Quel Mussolini "Prigioniero" della sconfitta e dei ricordi

Nell'agosto del 1943, alla Maddalena, il dittatore assiste al proprio tramonto. Con un medico ebreo

Quel Mussolini "Prigioniero" della sconfitta e dei ricordi

«Un anno fa circa, visitai la Maddalena, fra l'entusiasmo del popolo. Oggi, arrivo clandestino. Venti anni di lavoro sono stati cancellati in poche ore... Il Fascismo era un'iniziativa che aveva interessato il mondo e indicato nuove vie. Non è possibile che tutto sia crollato... Tutto fu un'illusione?».

Correva l'anno 1943. Ma in questa storia anche i giorni sono importanti. Parliamo di una manciata di ore, dal 7 al 27 agosto, quando Benito Mussolini, in stato di arresto, fu trasferito d'urgenza - per «pericolo imminente», annota il Duce nei Diari pontini e sardi - dall'isola di Ponza a quella «di Santa Maddalena in Sardegna». Badoglio evidentemente non voleva rischiare, perché Mussolini poteva essere una pedina importante nelle trattative segrete sull'armistizio. Da lì poi, come è noto, fu portato a Campo Imperatore sul Gran Sasso dove però venne liberato dalle Ss nella cosiddetta Operazione Quercia.

Esattamente su quei venti giorni di apparente totale isolamento si concentrerà Il prigioniero, il film che Ugo Frosi girerà proprio nei luoghi dove si sono svolti i fatti, ossia villa Webber, costruita da un omonimo inglese eccentrico a fine '800 a La Maddalena, che «con le sue camere quasi vuote - scrive il regista nelle note che accompagnano il progetto - gli affreschi in rovina, la generale straniante decadenza, sono il luogo simbolico dove si consuma l'esilio, fisico e spirituale, del protagonista». A interpretare Mussolini sarà l'attore bulgaro Hristo Shopov, noto per la parte di Ponzio Pilato in La passione di Cristo di Mel Gibson. Il prigioniero sarà basato, per quanto riguarda la parte storica, sui fatti riportati nei Diari pontini e sardi, i cui originali furono ritrovati dal quotidiano la Repubblica nel 2007 presso i National Archives di Londra (fino ad allora se ne conosceva soltanto la traduzione in tedesco, poiché si consideravano distrutti gli originali), e vuole mettere in scena un momento per gran parte sconosciuto, nella parabola conclusiva della vita del dittatore che è, spiega il regista, «a suo modo esemplare nel rappresentare, come un monito, la nullità delle glorie umane, la caducità degli onori e dei successi mondani».

In questi giorni è nelle sale Hammamet di Gianni Amelio che ripercorre gli ultimi mesi di vita del leader socialista Bettino Craxi, sfuggito alla giustizia in Tunisia dove lo vediamo uomo caduco e malato.

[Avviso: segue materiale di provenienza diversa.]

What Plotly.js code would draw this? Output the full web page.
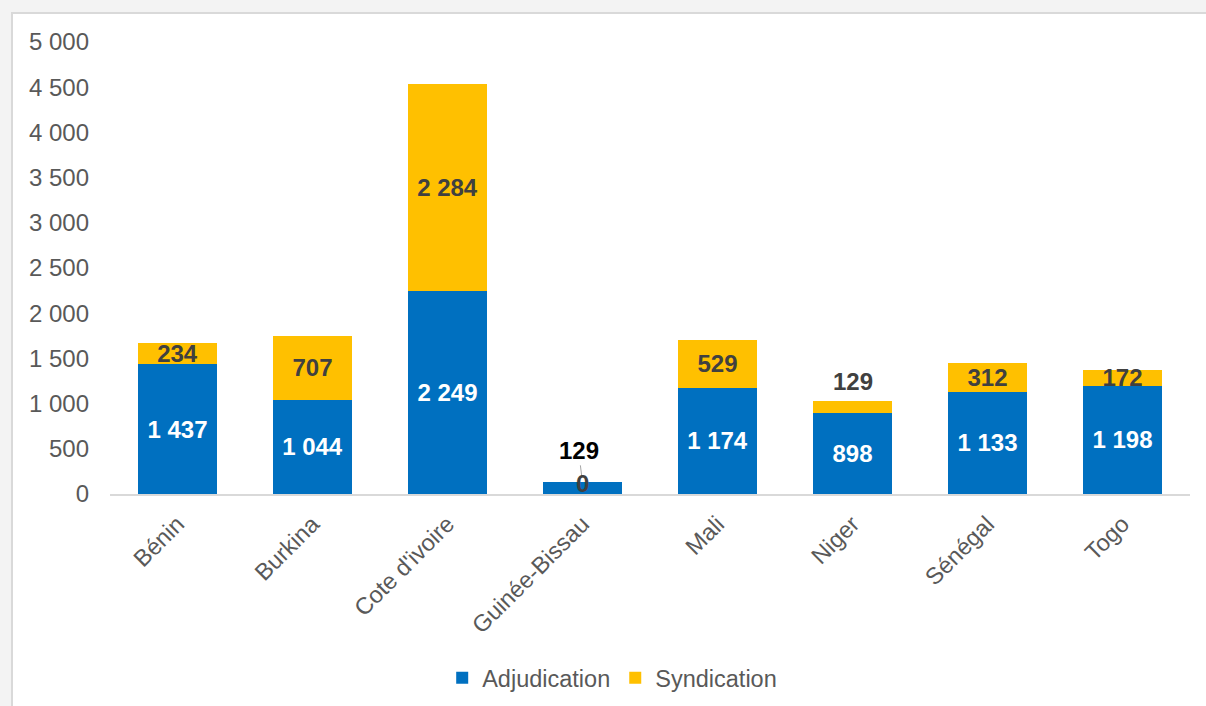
<!DOCTYPE html>
<html>
<head>
<meta charset="utf-8">
<script src="https://cdn.plot.ly/plotly-3.0.1.min.js"></script>
<style>
  html, body { margin: 0; padding: 0; width: 1206px; height: 706px; overflow: hidden; background: #f3f3f3; }
  #frame { position: absolute; left: 11px; top: 12px; width: 1195px; height: 694px; border-left: 2px solid #d9d9d9; border-top: 2px solid #d9d9d9; background: #ffffff; }
  #chart { width: 1193px; height: 692px; }
</style>
</head>
<body>
<div id="frame"><div id="chart"></div></div>
<script>
const categories = ['Bénin', 'Burkina', "Cote d'ivoire", 'Guinée-Bissau', 'Mali', 'Niger', 'Sénégal', 'Togo'];
const adjudication = [1437, 1044, 2249, 129, 1174, 898, 1133, 1198];
const syndication = [234, 707, 2284, 0, 529, 129, 312, 172];
const seriesNames = ['Adjudication', 'Syndication'];
const yTicks = [0, 500, 1000, 1500, 2000, 2500, 3000, 3500, 4000, 4500, 5000];

// labels placed outside the bars (handled as annotations)
const outsideAdj = ['Guinée-Bissau'];
const outsideSyn = ['Guinée-Bissau', 'Niger'];

function fmt(v) { return String(v).replace(/\B(?=(\d{3})+(?!\d))/g, ' '); }

const FONT = 'Liberation Sans, Arial, sans-serif';

const adjText = adjudication.map((v, i) => outsideAdj.includes(categories[i]) ? '' : fmt(v));
const synText = syndication.map((v, i) => outsideSyn.includes(categories[i]) ? '' : fmt(v));

const traces = [
  {
    type: 'bar', name: seriesNames[0], x: categories, y: adjudication,
    marker: { color: '#0070C0' },
    text: adjText, textposition: 'inside', insidetextanchor: 'middle',
    textangle: 0, constraintext: 'none',
    textfont: { family: FONT, size: 24, color: '#ffffff', weight: 'bold' },
    hoverinfo: 'x+y'
  },
  {
    type: 'bar', name: seriesNames[1], x: categories, y: syndication,
    marker: { color: '#FFC000' },
    text: synText, textposition: 'inside', insidetextanchor: 'middle',
    textangle: 0, constraintext: 'none',
    textfont: { family: FONT, size: 24, color: '#404040', weight: 'bold' },
    hoverinfo: 'x+y'
  }
];

const gb = categories.indexOf('Guinée-Bissau');
const ni = categories.indexOf('Niger');

const annotations = [
  {
    x: categories[gb], y: adjudication[gb], xref: 'x', yref: 'y',
    text: '<b>' + fmt(adjudication[gb]) + '</b>',
    showarrow: true, ax: -4, ay: -32, arrowhead: 0, arrowwidth: 1,
    arrowcolor: '#a6a6a6', standoff: 5,
    font: { family: FONT, size: 24, color: '#000000' }
  },
  {
    x: categories[gb], y: adjudication[gb] + syndication[gb], xref: 'x', yref: 'y',
    text: '<b>' + fmt(syndication[gb]) + '</b>',
    showarrow: false, yanchor: 'middle', yshift: -1,
    font: { family: FONT, size: 24, color: '#404040' }
  },
  {
    x: categories[ni], y: adjudication[ni] + syndication[ni], xref: 'x', yref: 'y',
    text: '<b>' + fmt(syndication[ni]) + '</b>',
    showarrow: false, yanchor: 'middle', yshift: 20,
    font: { family: FONT, size: 24, color: '#404040' }
  }
];

const layout = {
  width: 1193, height: 692,
  margin: { l: 97, r: 16, t: 28, b: 212, autoexpand: false },
  paper_bgcolor: '#ffffff', plot_bgcolor: '#ffffff',
  barmode: 'stack', bargap: 0.41,
  separators: ', ',
  font: { family: FONT, size: 24, color: '#595959' },
  xaxis: {
    type: 'category', tickangle: -45, showgrid: false, zeroline: false,
    showline: true, linecolor: '#d9d9d9', linewidth: 2,
    ticks: '', ticklabelstandoff: 5, automargin: false,
    tickfont: { family: FONT, size: 23.5, color: '#595959' }
  },
  yaxis: {
    range: [0, 5000], tickvals: yTicks, ticktext: yTicks.map(fmt),
    showgrid: false, zeroline: false, showline: false, ticks: '',
    ticklabelstandoff: 20, automargin: false,
    tickfont: { family: FONT, size: 24, color: '#595959' }
  },
  legend: {
    orientation: 'h', x: 0.465, xanchor: 'center', y: -0.407, yanchor: 'middle',
    font: { family: FONT, size: 23.5, color: '#595959' }, itemwidth: 30,
    traceorder: 'normal'
  },
  annotations: annotations,
  showlegend: true
};

Plotly.newPlot('chart', traces, layout, { displayModeBar: false, staticPlot: true });
</script>
</body>
</html>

Esattamente come il Duce in Sardegna. L'accostamento non vuole essere denigratorio né per Mussolini, né per Craxi, ma sottolineare come ultimamente certe biografie al cinema amino soffermarsi su un periodo limitato di tempo di grandi figure storiche. Ugo Frosi questo metodo l'ha già utilizzato nel suo interessante film d'esordio, L'ospite, del 2015, incentrato sugli ultimi giorni di vita del filosofo Giovanni Gentile, mentre l'anno scorso, sulla scorta dei diari ottocenteschi del vescovo Scipione de Ricci, ha girato L'abbandono, su un'enigmatica suora accusata di scandalo ed eresia nella seconda metà del XVIII secolo.

Nel racconto dell'uomo più potente d'Italia costretto ora a guardare il mare «che sembra una tavola, non ha un brivido, l'aria un soffio, tutto sembra fermo sotto il sole, anche il mio destino», il regista e sceneggiatore prova a introdurre una figura romanzata, quella di Alberto, un giovane medico condotto incaricato di occuparsi della salute di Mussolini. Un compito che non può che provocargli un profondo, drammatico conflitto di coscienza. Perché Alberto è ebreo ed è arrivato sull'isola nascondendo a tutti la sua vera identità. L'incontro tra lui e l'ex dittatore sarà il cuore drammatico del film.

Poi naturalmente il protagonista assoluto sarà Mussolini, divenuto improvvisamente vulnerabile.

«È un uomo come tanti, quindi debole e spaventato, quello che ora possiamo scorgere, dietro la maschera di cartapesta del tiranno», scrive Ugo Frosi, regista di grande rigore formale, che ora sta cercando di chiudere il quadro produttivo per portare al cinema un nuovo e inedito punto di vista sul nostro controverso passato.